**WHAT TO PRODUCE**:
Transcribe every line, keeping it exact.

----- SOURCE DATA -----

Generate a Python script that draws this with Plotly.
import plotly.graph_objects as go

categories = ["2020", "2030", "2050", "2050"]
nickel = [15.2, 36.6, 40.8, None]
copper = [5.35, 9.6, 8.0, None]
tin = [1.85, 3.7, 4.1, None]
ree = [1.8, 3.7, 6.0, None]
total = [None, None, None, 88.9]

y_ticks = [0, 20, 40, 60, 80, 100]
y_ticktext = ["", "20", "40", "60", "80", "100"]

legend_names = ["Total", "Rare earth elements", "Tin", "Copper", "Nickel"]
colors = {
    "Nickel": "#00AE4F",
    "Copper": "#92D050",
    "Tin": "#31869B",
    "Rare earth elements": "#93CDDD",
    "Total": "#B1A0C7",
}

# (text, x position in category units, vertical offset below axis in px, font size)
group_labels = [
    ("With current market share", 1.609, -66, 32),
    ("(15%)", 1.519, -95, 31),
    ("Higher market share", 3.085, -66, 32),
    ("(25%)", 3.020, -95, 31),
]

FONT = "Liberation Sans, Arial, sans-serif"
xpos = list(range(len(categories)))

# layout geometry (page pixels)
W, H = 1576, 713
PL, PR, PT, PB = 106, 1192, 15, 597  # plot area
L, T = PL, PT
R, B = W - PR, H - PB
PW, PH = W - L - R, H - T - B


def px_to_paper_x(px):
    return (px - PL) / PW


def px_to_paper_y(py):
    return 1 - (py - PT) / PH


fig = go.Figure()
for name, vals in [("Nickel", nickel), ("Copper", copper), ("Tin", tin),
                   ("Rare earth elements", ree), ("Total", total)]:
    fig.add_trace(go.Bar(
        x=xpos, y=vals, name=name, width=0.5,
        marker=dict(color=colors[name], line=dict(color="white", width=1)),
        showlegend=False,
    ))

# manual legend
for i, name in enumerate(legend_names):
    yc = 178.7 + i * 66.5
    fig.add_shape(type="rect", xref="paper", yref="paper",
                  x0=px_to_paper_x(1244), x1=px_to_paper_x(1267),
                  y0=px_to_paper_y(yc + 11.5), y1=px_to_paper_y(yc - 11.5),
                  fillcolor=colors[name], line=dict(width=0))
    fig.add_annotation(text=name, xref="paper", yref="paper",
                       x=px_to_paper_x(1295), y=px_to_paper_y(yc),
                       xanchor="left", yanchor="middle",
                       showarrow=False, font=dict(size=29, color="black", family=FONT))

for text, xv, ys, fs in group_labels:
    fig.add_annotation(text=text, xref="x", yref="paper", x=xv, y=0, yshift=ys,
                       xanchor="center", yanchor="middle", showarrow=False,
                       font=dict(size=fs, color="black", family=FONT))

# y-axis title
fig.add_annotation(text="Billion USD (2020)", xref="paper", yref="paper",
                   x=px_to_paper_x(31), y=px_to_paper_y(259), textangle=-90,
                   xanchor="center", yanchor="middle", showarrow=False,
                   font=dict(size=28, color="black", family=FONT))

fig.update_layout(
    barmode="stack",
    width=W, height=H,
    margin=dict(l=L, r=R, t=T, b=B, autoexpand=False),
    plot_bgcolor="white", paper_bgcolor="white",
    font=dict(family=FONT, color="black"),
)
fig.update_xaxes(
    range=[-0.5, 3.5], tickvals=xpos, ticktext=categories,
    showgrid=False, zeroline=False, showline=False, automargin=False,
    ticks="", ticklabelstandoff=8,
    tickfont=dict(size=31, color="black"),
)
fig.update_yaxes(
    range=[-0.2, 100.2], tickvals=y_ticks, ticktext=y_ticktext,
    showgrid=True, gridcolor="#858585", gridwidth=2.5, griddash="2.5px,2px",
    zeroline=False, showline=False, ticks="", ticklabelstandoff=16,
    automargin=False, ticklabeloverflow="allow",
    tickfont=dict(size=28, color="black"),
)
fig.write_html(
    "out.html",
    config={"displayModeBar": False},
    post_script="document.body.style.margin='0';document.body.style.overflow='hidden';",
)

-----

**EXPECTED ANSWER**:
Generate a Python script that draws this with Plotly.
import plotly.graph_objects as go

categories = ["2020", "2030", "2050", "2050"]
nickel = [15.2, 36.6, 40.8, None]
copper = [5.35, 9.6, 8.0, None]
tin = [1.85, 3.7, 4.1, None]
ree = [1.8, 3.7, 6.0, None]
total = [None, None, None, 88.9]

y_ticks = [0, 20, 40, 60, 80, 100]
y_ticktext = ["", "20", "40", "60", "80", "100"]

legend_names = ["Total", "Rare earth elements", "Tin", "Copper", "Nickel"]
colors = {
    "Nickel": "#00AE4F",
    "Copper": "#92D050",
    "Tin": "#31869B",
    "Rare earth elements": "#93CDDD",
    "Total": "#B1A0C7",
}

# (text, x position in category units, vertical offset below axis in px, font size)
group_labels = [
    ("With current market share", 1.609, -66, 32),
    ("(15%)", 1.519, -95, 31),
    ("Higher market share", 3.085, -66, 32),
    ("(25%)", 3.020, -95, 31),
]

FONT = "Liberation Sans, Arial, sans-serif"
xpos = list(range(len(categories)))

# layout geometry (page pixels)
W, H = 1576, 713
PL, PR, PT, PB = 106, 1192, 15, 597  # plot area
L, T = PL, PT
R, B = W - PR, H - PB
PW, PH = W - L - R, H - T - B


def px_to_paper_x(px):
    return (px - PL) / PW


def px_to_paper_y(py):
    return 1 - (py - PT) / PH


fig = go.Figure()
for name, vals in [("Nickel", nickel), ("Copper", copper), ("Tin", tin),
                   ("Rare earth elements", ree), ("Total", total)]:
    fig.add_trace(go.Bar(
        x=xpos, y=vals, name=name, width=0.5,
        marker=dict(color=colors[name], line=dict(color="white", width=1)),
        showlegend=False,
    ))

# manual legend
for i, name in enumerate(legend_names):
    yc = 178.7 + i * 66.5
    fig.add_shape(type="rect", xref="paper", yref="paper",
                  x0=px_to_paper_x(1244), x1=px_to_paper_x(1267),
                  y0=px_to_paper_y(yc + 11.5), y1=px_to_paper_y(yc - 11.5),
                  fillcolor=colors[name], line=dict(width=0))
    fig.add_annotation(text=name, xref="paper", yref="paper",
                       x=px_to_paper_x(1295), y=px_to_paper_y(yc),
                       xanchor="left", yanchor="middle",
                       showarrow=False, font=dict(size=29, color="black", family=FONT))

for text, xv, ys, fs in group_labels:
    fig.add_annotation(text=text, xref="x", yref="paper", x=xv, y=0, yshift=ys,
                       xanchor="center", yanchor="middle", showarrow=False,
                       font=dict(size=fs, color="black", family=FONT))

# y-axis title
fig.add_annotation(text="Billion USD (2020)", xref="paper", yref="paper",
                   x=px_to_paper_x(31), y=px_to_paper_y(259), textangle=-90,
                   xanchor="center", yanchor="middle", showarrow=False,
                   font=dict(size=28, color="black", family=FONT))

fig.update_layout(
    barmode="stack",
    width=W, height=H,
    margin=dict(l=L, r=R, t=T, b=B, autoexpand=False),
    plot_bgcolor="white", paper_bgcolor="white",
    font=dict(family=FONT, color="black"),
)
fig.update_xaxes(
    range=[-0.5, 3.5], tickvals=xpos, ticktext=categories,
    showgrid=False, zeroline=False, showline=False, automargin=False,
    ticks="", ticklabelstandoff=8,
    tickfont=dict(size=31, color="black"),
)
fig.update_yaxes(
    range=[-0.2, 100.2], tickvals=y_ticks, ticktext=y_ticktext,
    showgrid=True, gridcolor="#858585", gridwidth=2.5, griddash="2.5px,2px",
    zeroline=False, showline=False, ticks="", ticklabelstandoff=16,
    automargin=False, ticklabeloverflow="allow",
    tickfont=dict(size=28, color="black"),
)
fig.write_html(
    "out.html",
    config={"displayModeBar": False},
    post_script="document.body.style.margin='0';document.body.style.overflow='hidden';",
)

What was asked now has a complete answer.